Leave out the pictures and retype only the lines from the opening line to the line that holds "import numpy as np", both ends included.
>>
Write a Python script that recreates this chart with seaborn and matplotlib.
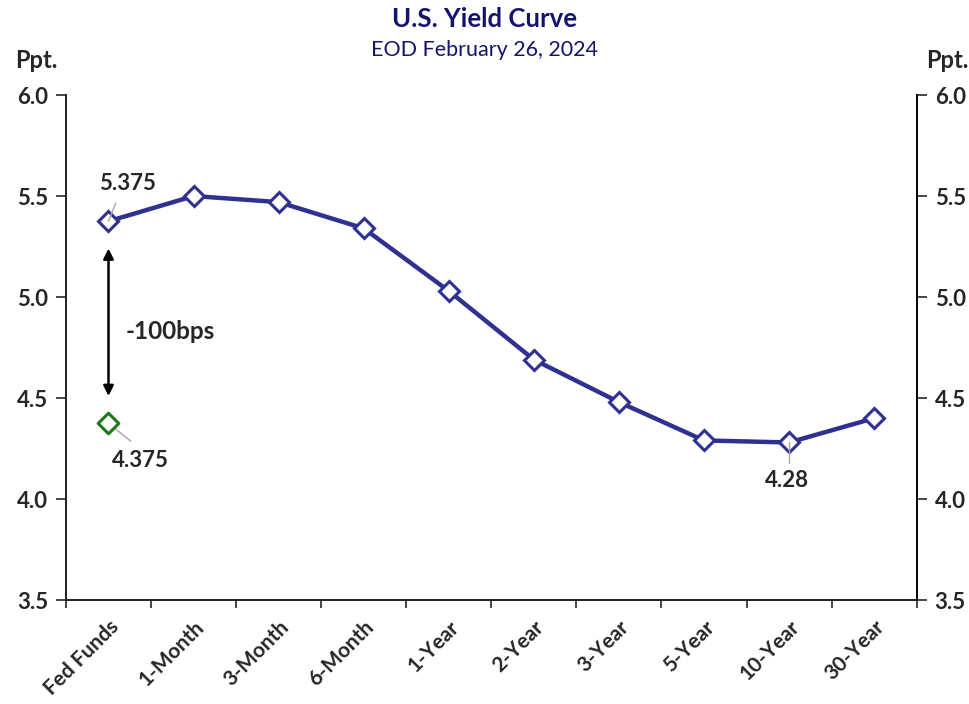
import matplotlib
matplotlib.use("Agg")
import matplotlib.pyplot as plt
import seaborn as sns
import numpy as np

# 数据
maturities = ["Fed Funds", "1-Month", "3-Month", "6-Month", "1-Year",
              "2-Year", "3-Year", "5-Year", "10-Year", "30-Year"]
yields = [5.375, 5.50, 5.47, 5.34, 5.03, 4.69, 4.48, 4.29, 4.28, 4.40]
cut_label = ["Fed Funds"]
cut_value = [4.375]
y_ticks = [3.5, 4.0, 4.5, 5.0, 5.5, 6.0]

navy = "#2E3192"
green = "#1B7A1B"
title_col = "#14146E"
leader = "#A6A6A6"

sns.set_theme(style="white")
plt.rcParams['font.family'] = ['Lato', 'DejaVu Sans']

fig = plt.figure(figsize=(9.7, 7.04), dpi=100)
ax = fig.add_axes([0.068, 0.1477, 0.877, 0.7173])

sns.lineplot(x=maturities, y=yields, sort=False, ax=ax, color=navy, linewidth=3.2,
             marker="D", markersize=10.5, markerfacecolor="white",
             markeredgecolor=navy, markeredgewidth=2.2)
sns.scatterplot(x=cut_label, y=cut_value, ax=ax, marker="D", s=110,
                facecolor="white", edgecolor=green, linewidth=2.2, zorder=5)

ax.set_xlim(-0.5, len(maturities) - 0.5)
ax.set_ylim(3.5, 6.0)
ax.set_yticks(y_ticks)
ax.set_yticklabels([f"{v:.1f}" for v in y_ticks], fontsize=16, fontweight="bold")
ax.set_xticks(range(len(maturities)))
ax.set_xticklabels(maturities, rotation=45, ha="right", rotation_mode="anchor",
                   fontsize=15, fontweight="bold")
ax.set_xticks(np.arange(-0.5, len(maturities), 1.0), minor=True)
ax.tick_params(axis="x", which="major", length=0, pad=12)
ax.tick_params(axis="x", which="minor", length=6, width=1.2, direction="out", bottom=True)
ax.tick_params(axis="y", length=7, width=1.2, direction="out", left=True, pad=6)
ax.set_xlabel("")
ax.set_ylabel("")

for s in ["left", "bottom", "right"]:
    ax.spines[s].set_color("black")
    ax.spines[s].set_linewidth(1.2)
ax.spines["top"].set_visible(False)

ax2 = ax.twinx()
ax2.set_ylim(3.5, 6.0)
ax2.set_yticks(y_ticks)
ax2.set_yticklabels([f"{v:.1f}" for v in y_ticks], fontsize=16, fontweight="bold")
ax2.tick_params(axis="y", length=7, width=1.2, direction="out", right=True, pad=6)
ax2.spines["top"].set_visible(False)
ax2.spines["right"].set_color("black")
ax2.spines["right"].set_linewidth(1.2)
ax2.grid(False)

# 数据标签与引导线
ax.plot([0.0, 0.085], [yields[0], 5.465], color=leader, lw=1.0, zorder=4)
ax.text(0.22, 5.56, "5.375", fontsize=16, fontweight="bold", ha="center", va="center")
ax.plot([0.0, 0.26], [cut_value[0], 4.287], color=leader, lw=1.0, zorder=4)
ax.text(0.38, 4.19, "4.375", fontsize=16, fontweight="bold", ha="center", va="center")
ax.plot([8.0, 8.0], [yields[8], 4.18], color=leader, lw=1.0, zorder=4)
ax.text(7.98, 4.09, "4.28", fontsize=16, fontweight="bold", ha="center", va="center")

ax.annotate("", xy=(0, 4.51), xytext=(0, 5.24),
            arrowprops=dict(arrowstyle="<|-|>", color="black", lw=1.8,
                            mutation_scale=15, shrinkA=0, shrinkB=0))
ax.text(0.2, 4.83, "-100bps", fontsize=17.5, fontweight="bold", ha="left", va="center")

fig.text(0.5, 0.973, "U.S. Yield Curve", fontsize=18.5, fontweight="bold",
         color=title_col, ha="center", va="center")
fig.text(0.5, 0.929, "EOD February 26, 2024", fontsize=15.5,
         color=title_col, ha="center", va="center")
fig.text(0.037, 0.914, "Ppt.", fontsize=17, fontweight="bold", ha="center", va="center")
fig.text(0.977, 0.914, "Ppt.", fontsize=17, fontweight="bold", ha="center", va="center")

plt.savefig("out.png", dpi=100)
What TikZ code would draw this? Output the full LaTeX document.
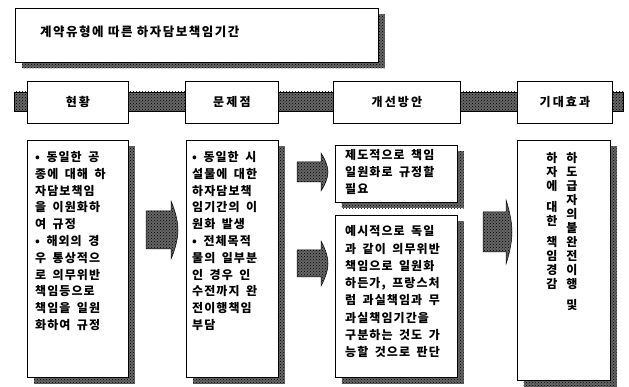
\documentclass[tikz,border=0pt]{standalone}
\usepackage{fontspec}
\setmainfont{Noto Sans CJK KR}
\newfontfamily\bodyfont{Noto Sans CJK KR}[LetterSpace=9,WordSpace=1.7]
\newfontfamily\headfont{Noto Sans CJK KR}[LetterSpace=18]
\newfontfamily\titlefont{Noto Sans CJK KR}[LetterSpace=12]
\usetikzlibrary{patterns,calc}
\tikzset{
  hatch/.style={preaction={fill=black!60}, pattern=crosshatch dots, pattern color=black},
  whitebox/.style={draw=black, line width=0.8pt, fill=white, inner sep=0pt, anchor=north west},
  txt/.style={font=\bodyfont\fontsize{12}{14}\selectfont\bfseries, inner sep=0pt, anchor=base west},
  vtxt/.style={font=\fontsize{12}{14}\selectfont\bfseries, inner sep=0pt},
  head/.style={font=\headfont\fontsize{12}{14}\selectfont\bfseries, inner sep=0pt},
  ttl/.style={font=\titlefont\fontsize{12.5}{14}\selectfont\bfseries, inner sep=0pt, anchor=west},
  arrowshape/.style={hatch, draw=black, line width=0.5pt},
}
% shadowed box: name, x, y, width, height
\newcommand\mkbox[5]{%
  \path[hatch] ({#2+6.5},{#3+6.5}) rectangle ++(#4,#5);
  \node[whitebox, minimum width=#4pt, minimum height=#5pt] (#1) at (#2,#3) {};}
% plain header box
\newcommand\hdbox[5]{%
  \node[whitebox, minimum width=#4pt, minimum height=#5pt] (#1) at (#2,#3) {};}
% block arrow: x-left, x-body-end, x-tip, y-top, y-bottom, spike
\newcommand\blockarr[6]{%
  \path[arrowshape] (#1,#4) -- (#2,#4) -- (#2,{#4-#6})
    .. controls ({#2+0.45*(#3-#2)},{#4-#6+0.25*((#5-#4)/2+#6)}) and (#3,{(#4+#5)/2-0.35*((#5-#4)/2+#6)}) .. (#3,{(#4+#5)/2})
    .. controls (#3,{(#4+#5)/2+0.35*((#5-#4)/2+#6)}) and ({#2+0.45*(#3-#2)},{#5+#6-0.25*((#5-#4)/2+#6)}) .. (#2,{#5+#6})
    -- (#2,#5) -- (#1,#5) -- cycle;}
% lines of text: prefix, x, first baseline, pitch, list
\newcommand\txtlines[5]{%
  \foreach \t [count=\i] in {#5} {\node[txt] (#1\i) at (#2,{#3+(\i-1)*#4}) {\t};}}
% vertical text: prefix, x, y0, pitch, list of char/pos
\newcommand\vlines[5]{%
  \foreach \c/\p [count=\i] in {#5} {\node[vtxt] (#1\i) at (#2,{#3+\p*#4}) {\c};}}
\begin{document}
\begin{tikzpicture}[x=1pt,y=-1pt]
\useasboundingbox (0,0) rectangle (629,387);
\fill[white] (0,0) rectangle (629,387);

% title
\mkbox{title}{15}{8}{363}{54}
\node[ttl] (titletext) at (40,32) {계약유형에 따른 하자담보책임기간};

% header band
\path[hatch, draw=black, line width=0.6pt] (14,92) rectangle (623,111);
\hdbox{h1}{27}{81}{101}{42}
\hdbox{h2}{185}{81}{93}{42}
\hdbox{h3}{333}{81}{127}{42}
\hdbox{h4}{517}{81}{95}{42}
\node[head] (h1t) at (h1.center) {현황};
\node[head] (h2t) at (h2.center) {문제점};
\node[head] (h3t) at (h3.center) {개선방안};
\node[head] (h4t) at (h4.center) {기대효과};

% content boxes
\mkbox{c1}{27}{140}{101}{237}
\mkbox{c2}{186}{140}{92}{237}
\mkbox{c3}{335}{145}{122}{57}
\mkbox{c4}{335}{215}{122}{162}
\mkbox{c5}{517}{140}{93}{240}

% arrows
\blockarr{146}{171}{178}{211}{249}{10}
\blockarr{297}{321}{328}{162}{182}{9}
\blockarr{297}{321}{328}{250}{277}{9}
\blockarr{483}{506}{512}{212}{252}{12}

% texts
\txtlines{a}{35}{161.5}{16.8}{• 동일한 공, 종에 대해 하, 자담보책임, 을 이원화하, 여 규정, • 해외의 경, 우 통상적으, 로 의무위반, 책임등으로, 책임을 일원, 화하여 규정}
\txtlines{b}{192}{161.5}{16.8}{• 동일한 시, 설물에 대한, 하자담보책, 임기간의 이, 원화 발생, • 전체목적, 물의 일부분, 인 경우 인, 수전까지 완, 전이행책임, 부담}
\txtlines{c}{345}{159.5}{17.2}{제도적으로 책임, 일원화로 규정할, 필요}
\txtlines{d}{345}{236}{17.2}{예시적으로 독일, 과 같이 의무위반, 책임으로 일원화, {하든가, 프랑스처}, 럼 과실책임과 무, 과실책임기간을, 구분하는 것도 가, 능할 것으로 판단}
\vlines{e}{572}{158}{14}{하/0,도/1,급/2,자/3,의/4,불/5,완/6,전/7,이/8,행/9,및/10.5}
\vlines{f}{552}{158}{14}{하/0,자/1,에/2,대/3.5,한/4.5,책/6,임/7,경/8,감/9}
\end{tikzpicture}
\end{document}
<<
■ **SOLUTION TO THIS PROBLEM**
Write a Python script that recreates this chart with seaborn and matplotlib.
import matplotlib
matplotlib.use("Agg")
import matplotlib.pyplot as plt
import seaborn as sns
import numpy as np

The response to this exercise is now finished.